## The problem
Images are not part of the copy; write out the rest of the data exactly as given.

## Information shown
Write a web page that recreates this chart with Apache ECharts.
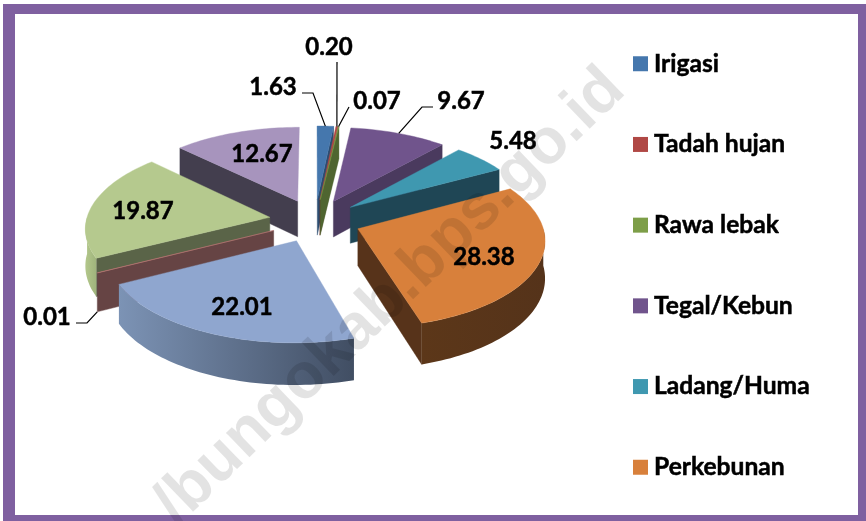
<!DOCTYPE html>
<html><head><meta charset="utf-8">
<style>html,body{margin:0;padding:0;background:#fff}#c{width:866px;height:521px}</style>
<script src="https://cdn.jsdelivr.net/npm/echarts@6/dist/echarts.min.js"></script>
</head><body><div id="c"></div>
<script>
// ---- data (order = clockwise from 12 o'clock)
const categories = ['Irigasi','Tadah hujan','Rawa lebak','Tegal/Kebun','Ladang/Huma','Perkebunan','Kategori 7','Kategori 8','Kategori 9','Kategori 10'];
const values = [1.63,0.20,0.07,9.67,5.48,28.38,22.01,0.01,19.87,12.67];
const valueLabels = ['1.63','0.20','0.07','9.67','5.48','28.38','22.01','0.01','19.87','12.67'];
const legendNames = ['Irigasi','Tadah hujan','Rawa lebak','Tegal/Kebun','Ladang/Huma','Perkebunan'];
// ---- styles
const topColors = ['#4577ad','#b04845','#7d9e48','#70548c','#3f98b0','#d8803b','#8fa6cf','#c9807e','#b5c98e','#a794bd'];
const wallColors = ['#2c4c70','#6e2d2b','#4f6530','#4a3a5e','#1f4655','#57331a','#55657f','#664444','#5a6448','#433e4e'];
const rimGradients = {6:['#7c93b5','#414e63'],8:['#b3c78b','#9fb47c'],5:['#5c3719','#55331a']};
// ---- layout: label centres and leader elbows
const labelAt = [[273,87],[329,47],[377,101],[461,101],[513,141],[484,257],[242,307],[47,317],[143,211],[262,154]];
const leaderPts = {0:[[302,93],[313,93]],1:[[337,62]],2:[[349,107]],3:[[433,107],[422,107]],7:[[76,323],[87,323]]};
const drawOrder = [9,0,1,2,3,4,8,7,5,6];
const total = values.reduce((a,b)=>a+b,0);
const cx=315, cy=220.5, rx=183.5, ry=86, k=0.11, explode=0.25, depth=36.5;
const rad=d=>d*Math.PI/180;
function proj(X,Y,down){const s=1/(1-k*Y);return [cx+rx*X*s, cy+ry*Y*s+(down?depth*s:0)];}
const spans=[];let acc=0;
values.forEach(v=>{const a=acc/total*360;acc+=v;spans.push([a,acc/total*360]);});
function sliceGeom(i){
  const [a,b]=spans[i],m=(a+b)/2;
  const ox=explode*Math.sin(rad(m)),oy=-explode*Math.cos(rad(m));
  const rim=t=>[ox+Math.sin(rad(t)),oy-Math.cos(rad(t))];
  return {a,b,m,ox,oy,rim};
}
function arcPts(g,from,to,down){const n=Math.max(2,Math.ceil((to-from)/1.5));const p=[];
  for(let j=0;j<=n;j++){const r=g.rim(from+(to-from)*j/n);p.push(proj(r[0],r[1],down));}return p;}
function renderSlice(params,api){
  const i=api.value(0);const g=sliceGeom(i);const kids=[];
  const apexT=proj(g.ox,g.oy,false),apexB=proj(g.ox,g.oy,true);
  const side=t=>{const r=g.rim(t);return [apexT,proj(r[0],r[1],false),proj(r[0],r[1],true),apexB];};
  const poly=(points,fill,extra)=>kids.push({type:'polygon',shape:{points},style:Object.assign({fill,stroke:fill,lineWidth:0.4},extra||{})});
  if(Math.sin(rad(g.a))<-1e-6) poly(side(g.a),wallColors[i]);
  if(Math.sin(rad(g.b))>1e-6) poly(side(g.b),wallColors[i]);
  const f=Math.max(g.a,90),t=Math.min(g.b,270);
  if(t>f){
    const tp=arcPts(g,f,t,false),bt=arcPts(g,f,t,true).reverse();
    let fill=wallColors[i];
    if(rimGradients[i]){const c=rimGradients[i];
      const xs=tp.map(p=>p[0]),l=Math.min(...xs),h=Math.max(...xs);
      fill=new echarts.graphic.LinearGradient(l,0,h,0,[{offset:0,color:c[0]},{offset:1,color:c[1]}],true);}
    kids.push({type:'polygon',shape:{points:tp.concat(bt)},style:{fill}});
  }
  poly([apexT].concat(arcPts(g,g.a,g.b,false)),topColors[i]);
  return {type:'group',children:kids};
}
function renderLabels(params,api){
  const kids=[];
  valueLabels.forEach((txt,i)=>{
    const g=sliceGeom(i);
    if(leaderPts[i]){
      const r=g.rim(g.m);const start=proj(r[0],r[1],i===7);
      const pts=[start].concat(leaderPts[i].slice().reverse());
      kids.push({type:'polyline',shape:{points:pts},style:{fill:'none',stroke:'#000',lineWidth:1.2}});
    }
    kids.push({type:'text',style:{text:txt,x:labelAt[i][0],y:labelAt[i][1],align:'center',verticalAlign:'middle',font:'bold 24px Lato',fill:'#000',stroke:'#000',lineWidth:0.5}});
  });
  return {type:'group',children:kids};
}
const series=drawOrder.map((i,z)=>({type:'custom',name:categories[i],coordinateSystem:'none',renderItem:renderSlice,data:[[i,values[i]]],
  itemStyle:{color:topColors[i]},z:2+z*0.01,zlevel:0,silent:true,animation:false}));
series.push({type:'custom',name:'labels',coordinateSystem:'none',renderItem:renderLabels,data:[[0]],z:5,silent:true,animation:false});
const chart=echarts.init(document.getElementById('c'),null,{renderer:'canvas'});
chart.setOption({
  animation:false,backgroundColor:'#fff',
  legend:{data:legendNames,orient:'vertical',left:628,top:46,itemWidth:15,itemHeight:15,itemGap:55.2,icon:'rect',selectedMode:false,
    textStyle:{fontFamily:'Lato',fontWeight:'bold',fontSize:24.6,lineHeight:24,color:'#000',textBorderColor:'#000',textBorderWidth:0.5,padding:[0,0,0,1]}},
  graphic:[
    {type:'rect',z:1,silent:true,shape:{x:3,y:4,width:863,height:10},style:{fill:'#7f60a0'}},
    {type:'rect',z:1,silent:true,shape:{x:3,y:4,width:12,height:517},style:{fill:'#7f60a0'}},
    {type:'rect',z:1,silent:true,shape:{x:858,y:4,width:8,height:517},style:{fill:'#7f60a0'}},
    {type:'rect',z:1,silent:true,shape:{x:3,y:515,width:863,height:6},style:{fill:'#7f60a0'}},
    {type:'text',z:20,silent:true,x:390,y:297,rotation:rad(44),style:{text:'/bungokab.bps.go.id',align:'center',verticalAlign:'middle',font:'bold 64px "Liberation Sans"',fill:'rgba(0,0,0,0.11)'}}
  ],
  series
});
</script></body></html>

## Output of the task
Write a web page that recreates this chart with Apache ECharts.
<!DOCTYPE html>
<html><head><meta charset="utf-8">
<style>html,body{margin:0;padding:0;background:#fff}#c{width:866px;height:521px}</style>
<script src="https://cdn.jsdelivr.net/npm/echarts@6/dist/echarts.min.js"></script>
</head><body><div id="c"></div>
<script>
// ---- data (order = clockwise from 12 o'clock)
const categories = ['Irigasi','Tadah hujan','Rawa lebak','Tegal/Kebun','Ladang/Huma','Perkebunan','Kategori 7','Kategori 8','Kategori 9','Kategori 10'];
const values = [1.63,0.20,0.07,9.67,5.48,28.38,22.01,0.01,19.87,12.67];
const valueLabels = ['1.63','0.20','0.07','9.67','5.48','28.38','22.01','0.01','19.87','12.67'];
const legendNames = ['Irigasi','Tadah hujan','Rawa lebak','Tegal/Kebun','Ladang/Huma','Perkebunan'];
// ---- styles
const topColors = ['#4577ad','#b04845','#7d9e48','#70548c','#3f98b0','#d8803b','#8fa6cf','#c9807e','#b5c98e','#a794bd'];
const wallColors = ['#2c4c70','#6e2d2b','#4f6530','#4a3a5e','#1f4655','#57331a','#55657f','#664444','#5a6448','#433e4e'];
const rimGradients = {6:['#7c93b5','#414e63'],8:['#b3c78b','#9fb47c'],5:['#5c3719','#55331a']};
// ---- layout: label centres and leader elbows
const labelAt = [[273,87],[329,47],[377,101],[461,101],[513,141],[484,257],[242,307],[47,317],[143,211],[262,154]];
const leaderPts = {0:[[302,93],[313,93]],1:[[337,62]],2:[[349,107]],3:[[433,107],[422,107]],7:[[76,323],[87,323]]};
const drawOrder = [9,0,1,2,3,4,8,7,5,6];
const total = values.reduce((a,b)=>a+b,0);
const cx=315, cy=220.5, rx=183.5, ry=86, k=0.11, explode=0.25, depth=36.5;
const rad=d=>d*Math.PI/180;
function proj(X,Y,down){const s=1/(1-k*Y);return [cx+rx*X*s, cy+ry*Y*s+(down?depth*s:0)];}
const spans=[];let acc=0;
values.forEach(v=>{const a=acc/total*360;acc+=v;spans.push([a,acc/total*360]);});
function sliceGeom(i){
  const [a,b]=spans[i],m=(a+b)/2;
  const ox=explode*Math.sin(rad(m)),oy=-explode*Math.cos(rad(m));
  const rim=t=>[ox+Math.sin(rad(t)),oy-Math.cos(rad(t))];
  return {a,b,m,ox,oy,rim};
}
function arcPts(g,from,to,down){const n=Math.max(2,Math.ceil((to-from)/1.5));const p=[];
  for(let j=0;j<=n;j++){const r=g.rim(from+(to-from)*j/n);p.push(proj(r[0],r[1],down));}return p;}
function renderSlice(params,api){
  const i=api.value(0);const g=sliceGeom(i);const kids=[];
  const apexT=proj(g.ox,g.oy,false),apexB=proj(g.ox,g.oy,true);
  const side=t=>{const r=g.rim(t);return [apexT,proj(r[0],r[1],false),proj(r[0],r[1],true),apexB];};
  const poly=(points,fill,extra)=>kids.push({type:'polygon',shape:{points},style:Object.assign({fill,stroke:fill,lineWidth:0.4},extra||{})});
  if(Math.sin(rad(g.a))<-1e-6) poly(side(g.a),wallColors[i]);
  if(Math.sin(rad(g.b))>1e-6) poly(side(g.b),wallColors[i]);
  const f=Math.max(g.a,90),t=Math.min(g.b,270);
  if(t>f){
    const tp=arcPts(g,f,t,false),bt=arcPts(g,f,t,true).reverse();
    let fill=wallColors[i];
    if(rimGradients[i]){const c=rimGradients[i];
      const xs=tp.map(p=>p[0]),l=Math.min(...xs),h=Math.max(...xs);
      fill=new echarts.graphic.LinearGradient(l,0,h,0,[{offset:0,color:c[0]},{offset:1,color:c[1]}],true);}
    kids.push({type:'polygon',shape:{points:tp.concat(bt)},style:{fill}});
  }
  poly([apexT].concat(arcPts(g,g.a,g.b,false)),topColors[i]);
  return {type:'group',children:kids};
}
function renderLabels(params,api){
  const kids=[];
  valueLabels.forEach((txt,i)=>{
    const g=sliceGeom(i);
    if(leaderPts[i]){
      const r=g.rim(g.m);const start=proj(r[0],r[1],i===7);
      const pts=[start].concat(leaderPts[i].slice().reverse());
      kids.push({type:'polyline',shape:{points:pts},style:{fill:'none',stroke:'#000',lineWidth:1.2}});
    }
    kids.push({type:'text',style:{text:txt,x:labelAt[i][0],y:labelAt[i][1],align:'center',verticalAlign:'middle',font:'bold 24px Lato',fill:'#000',stroke:'#000',lineWidth:0.5}});
  });
  return {type:'group',children:kids};
}
const series=drawOrder.map((i,z)=>({type:'custom',name:categories[i],coordinateSystem:'none',renderItem:renderSlice,data:[[i,values[i]]],
  itemStyle:{color:topColors[i]},z:2+z*0.01,zlevel:0,silent:true,animation:false}));
series.push({type:'custom',name:'labels',coordinateSystem:'none',renderItem:renderLabels,data:[[0]],z:5,silent:true,animation:false});
const chart=echarts.init(document.getElementById('c'),null,{renderer:'canvas'});
chart.setOption({
  animation:false,backgroundColor:'#fff',
  legend:{data:legendNames,orient:'vertical',left:628,top:46,itemWidth:15,itemHeight:15,itemGap:55.2,icon:'rect',selectedMode:false,
    textStyle:{fontFamily:'Lato',fontWeight:'bold',fontSize:24.6,lineHeight:24,color:'#000',textBorderColor:'#000',textBorderWidth:0.5,padding:[0,0,0,1]}},
  graphic:[
    {type:'rect',z:1,silent:true,shape:{x:3,y:4,width:863,height:10},style:{fill:'#7f60a0'}},
    {type:'rect',z:1,silent:true,shape:{x:3,y:4,width:12,height:517},style:{fill:'#7f60a0'}},
    {type:'rect',z:1,silent:true,shape:{x:858,y:4,width:8,height:517},style:{fill:'#7f60a0'}},
    {type:'rect',z:1,silent:true,shape:{x:3,y:515,width:863,height:6},style:{fill:'#7f60a0'}},
    {type:'text',z:20,silent:true,x:390,y:297,rotation:rad(44),style:{text:'/bungokab.bps.go.id',align:'center',verticalAlign:'middle',font:'bold 64px "Liberation Sans"',fill:'rgba(0,0,0,0.11)'}}
  ],
  series
});
</script></body></html>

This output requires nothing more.